Chancellor Jeremy Hunt is reportedly considering plans to keep energy bill support in place for all UK companies after the current scheme closes, in what would mark a U-turn on aims to target only the vulnerable sectors.
The Government is looking at extending the support past March, but with capped power prices at a lower level than that under the existing Energy Bill Relief Scheme, according to the Financial Times.
It would see the Government scrap previously announced aims to switch to targeted aid and is said to be as a result of the difficulty in deciding which sectors should continue benefiting and which should not.
The report comes amid mounting calls for clarity on what support will be available to businesses after the current scheme – which caps wholesale energy prices on electricity and gas at around half the expected market price – ends on March 20.
The Federation of Small Businesses (FSB) has warned that a hard end to the bills relief scheme would force tens of thousands of small firms to close or downsize.
Its recent research found that nearly a quarter (24%) of small firms plan to close, downsize or restructure if energy relief ends from next April.

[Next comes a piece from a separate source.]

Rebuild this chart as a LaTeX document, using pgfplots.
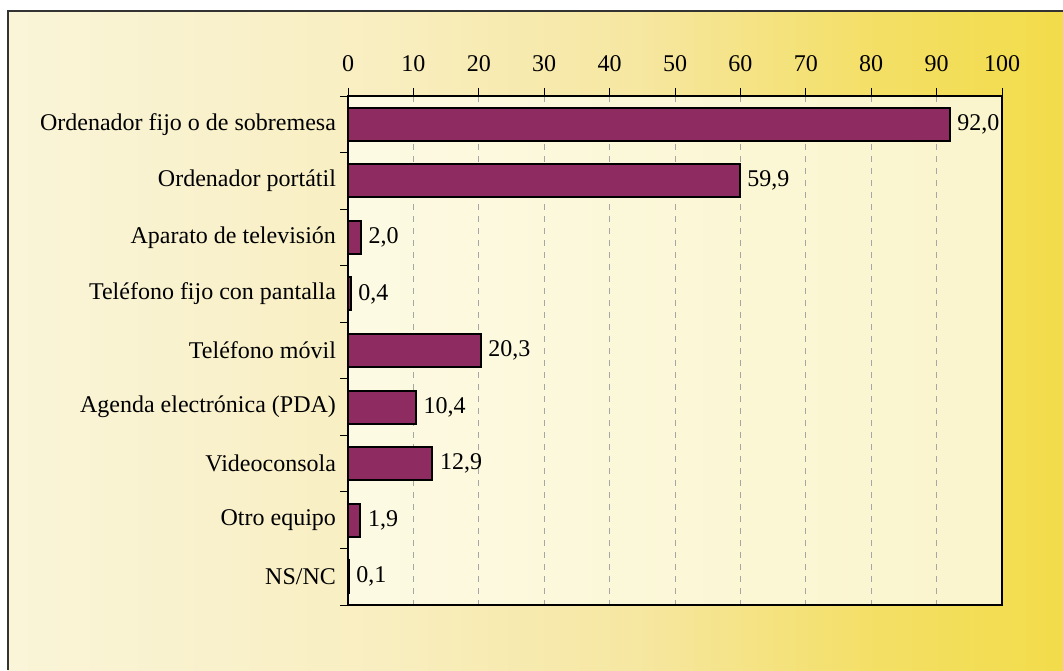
\documentclass[border=0pt]{standalone}
\usepackage{pgfplots}
\pgfplotsset{compat=1.18}
\usepackage{fontspec}
\setmainfont{Liberation Serif}
\definecolor{barc}{HTML}{8E2C62}
\definecolor{framec}{HTML}{333333}
\pgfdeclarehorizontalshading{bgshade}{100bp}{rgb(0bp)=(0.98,0.96,0.85); rgb(25bp)=(0.98,0.96,0.85); rgb(42bp)=(0.975,0.935,0.76); rgb(55bp)=(0.965,0.905,0.63); rgb(66bp)=(0.955,0.875,0.40); rgb(75bp)=(0.953,0.863,0.29); rgb(100bp)=(0.953,0.863,0.29)}
\pgfdeclarehorizontalshading{plotshade}{100bp}{rgb(0bp)=(0.99,0.98,0.89); rgb(25bp)=(0.99,0.98,0.89); rgb(75bp)=(0.98,0.96,0.80); rgb(100bp)=(0.98,0.96,0.80)}
\pgfplotsset{/pgf/number format/.cd, use comma, assume math mode=true}
\begin{document}
\begin{tikzpicture}
\useasboundingbox (0,0) rectangle (531.5pt,335pt);
\fill[white] (0,0) rectangle (531.5pt,335pt);
\shade[shading=bgshade] (4pt,0) rectangle (531.5pt,329.5pt);
\draw[framec, line width=1pt] (4pt,0) -- (4pt,329.5pt) -- (531.5pt,329.5pt);
\begin{axis}[
  xbar,
  scale only axis,
  width=327pt, height=254.5pt,
  at={(174pt,32.5pt)}, anchor=south west,
  xmin=0, xmax=100, ymin=-0.5, ymax=8.5,
  y dir=reverse,
  axis background/.style={shading=plotshade},
  axis line style={line width=1pt},
  tick align=outside,
  major tick length=4pt,
  tick style={black, line width=0.5pt},
  xtick={0,10,...,100},
  xticklabels={0,10,20,30,40,50,60,70,80,90,100},
  xtick pos=right, xticklabel pos=right,
  xticklabel style={font=\fontsize{12}{14}\selectfont, yshift=4.5pt},
  xmajorgrids=true,
  major x grid style={gray!70, dash pattern=on 3pt off 3pt, line width=0.5pt},
  ytick={-0.5,0.5,1.5,2.5,3.5,4.5,5.5,6.5,7.5,8.5},
  yticklabels={},
  ytick pos=left, yticklabel pos=left,
  extra y ticks={0,1,2,3,4,5,6,7,8},
  extra y tick labels={Ordenador fijo o de sobremesa, Ordenador portátil, Aparato de televisión, Teléfono fijo con pantalla, Teléfono móvil, Agenda electrónica (PDA), Videoconsola, Otro equipo, NS/NC},
  extra y tick style={major tick length=0pt, yticklabel style={font=\fontsize{12}{14}\selectfont, xshift=-2.5pt}},
  bar width=16.5pt,
  nodes near coords={\pgfmathprintnumber[fixed,fixed zerofill,precision=1,use comma,assume math mode=true]{\pgfplotspointmeta}},
  nodes near coords align={horizontal},
  every node near coord/.append style={font=\fontsize{12}{14}\selectfont, black},
]
\addplot[fill=barc, draw=black, line width=1pt] coordinates {
(92.0,0) (59.9,1) (2.0,2) (0.4,3) (20.3,4) (10.4,5) (12.9,6) (1.9,7) (0.1,8)
};
\end{axis}
\end{tikzpicture}
\end{document}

The Government has pledged to give businesses certainty over plans for support after the current scheme ends by the new year, with the Chancellor saying earlier this week the announcement would come just before or just after Christmas.

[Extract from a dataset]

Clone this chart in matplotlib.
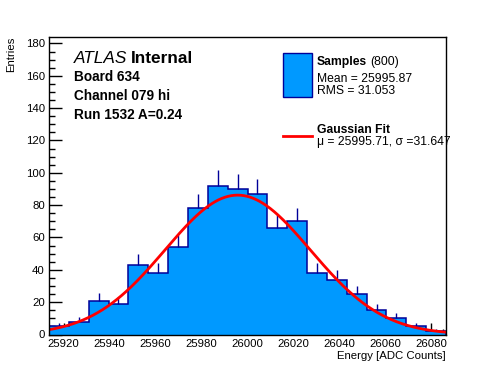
import numpy as np
import matplotlib
matplotlib.use("Agg")
import matplotlib.pyplot as plt
from matplotlib.ticker import MultipleLocator
from matplotlib.patches import Rectangle
from matplotlib.lines import Line2D

# ---- data ----
x_min, x_max = 25913.6, 26086.4
n_bins = 20
counts = [5, 8, 21, 19, 43, 38, 54, 78, 92, 90, 87, 66, 70, 38, 34, 25, 15, 10, 5, 2]
fit_mu = 25995.71
fit_sigma = 31.647
fit_amp = 86.2
y_max = 184
x_ticks = [25920, 25940, 25960, 25980, 26000, 26020, 26040, 26060, 26080]
y_ticks = [0, 20, 40, 60, 80, 100, 120, 140, 160, 180]
header_lines = ["Board 634", "Channel 079 hi", "Run 1532 A=0.24"]
n_samples = 800
mean_txt = "Mean = 25995.87"
rms_txt = "RMS = 31.053"
fit_txt = "\u03bc = 25995.71, \u03c3 =31.647"

plt.rcParams['font.family'] = ['Liberation Sans', 'DejaVu Sans']

W, H = 496, 372
fig = plt.figure(figsize=(W / 100, H / 100), dpi=100)
L, R, T, B = 49, 446, 37, 334.5
ax = fig.add_axes([L / W, 1 - B / H, (R - L) / W, (B - T) / H])

fill_c = '#0099ff'
edge_c = '#000099'

edges = np.linspace(x_min, x_max, n_bins + 1)
centers = 0.5 * (edges[:-1] + edges[1:])
cnt = np.array(counts, dtype=float)
ax.stairs(cnt, edges, fill=True, facecolor=fill_c, edgecolor='none', zorder=2)
ax.stairs(cnt, edges, fill=False, edgecolor=edge_c, linewidth=1.1, zorder=3)
ax.vlines(centers, cnt, cnt + np.sqrt(cnt), color=edge_c, linewidth=1.0, zorder=3)

xs = np.linspace(x_min, x_max, 500)
ys = fit_amp * np.exp(-0.5 * ((xs - fit_mu) / fit_sigma) ** 2)
ax.plot(xs, ys, color='red', linewidth=2, zorder=4)

ax.set_xlim(x_min, x_max)
ax.set_ylim(0, y_max)
ax.set_xticks(x_ticks)
ax.set_yticks(y_ticks)
ax.xaxis.set_minor_locator(MultipleLocator(5))
ax.yaxis.set_minor_locator(MultipleLocator(5))
ax.tick_params(which='both', direction='in', top=False, right=False, labelsize=8.2, width=1, colors='black')
ax.tick_params(which='major', length=9, pad=3)
ax.tick_params(which='minor', length=4.5)
for s in ax.spines.values():
    s.set_linewidth(1.0)
    s.set_zorder(5)

def fx(px):
    return px / W

def fy(py):
    return 1 - py / H

fig.text(fx(16), fy(37), "Entries", rotation=90, ha='right', va='top', fontsize=8.2)
fig.text(fx(446), fy(359), "Energy [ADC Counts]", ha='right', va='baseline', fontsize=8.2)

# ATLAS header
t1 = fig.text(fx(74), fy(63.3), "ATLAS", fontsize=12.4, style='italic', va='baseline')
fig.canvas.draw()
bb = t1.get_window_extent()
fig.text(bb.x1 / W + 4 / W, fy(63.3), "Internal", fontsize=12.4, weight='bold', va='baseline')
for i, s in enumerate(header_lines):
    fig.text(fx(74), fy([81, 100, 119][i]), s, fontsize=9.8, weight='bold', va='baseline')

# legend
fig.patches.append(Rectangle((fx(283.3), fy(96.7)), (311.7 - 283.3) / W, (96.7 - 53.3) / H,
                             transform=fig.transFigure, facecolor=fill_c, edgecolor=edge_c, linewidth=1.0))
fig.lines.append(Line2D([fx(283), fx(312)], [fy(135.7), fy(135.7)], transform=fig.transFigure,
                        color='red', linewidth=2))
ts = fig.text(fx(317), fy(65), "Samples", fontsize=8.7, weight='bold', va='baseline')
fig.canvas.draw()
bb = ts.get_window_extent()
fig.text(bb.x1 / W + 3 / W, fy(65), "(%d)" % n_samples, fontsize=8.7, va='baseline')
fig.text(fx(317), fy(81.7), mean_txt, fontsize=8.7, va='baseline')
fig.text(fx(317), fy(93.5), rms_txt, fontsize=8.7, va='baseline')
fig.text(fx(317), fy(132.7), "Gaussian Fit", fontsize=8.7, weight='bold', va='baseline')
fig.text(fx(317), fy(145), fit_txt, fontsize=8.7, va='baseline')

fig.savefig("out.png", dpi=100)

He said at his autumn budget last month that the Government would have to target support only at the most vulnerable industries and would likely also have to lower the aid they receive, given that the estimated £29 billion cost of the current six-month scheme is seen as being unsustainable.
Meanwhile, households have been told their bills will be capped until April 2024, albeit at a higher rate than the current £2,500 annual cost.
But business groups have railed against the plans, warning over job losses and company failures if universal support is withdrawn.
FSB national chair Martin McTague said earlier this week: “More than 16 million jobs are in small firms.
“Our members are telling us their businesses as well as their staff are dependent on Government support in this energy price crisis.”
The Treasury was not immediately available for comment.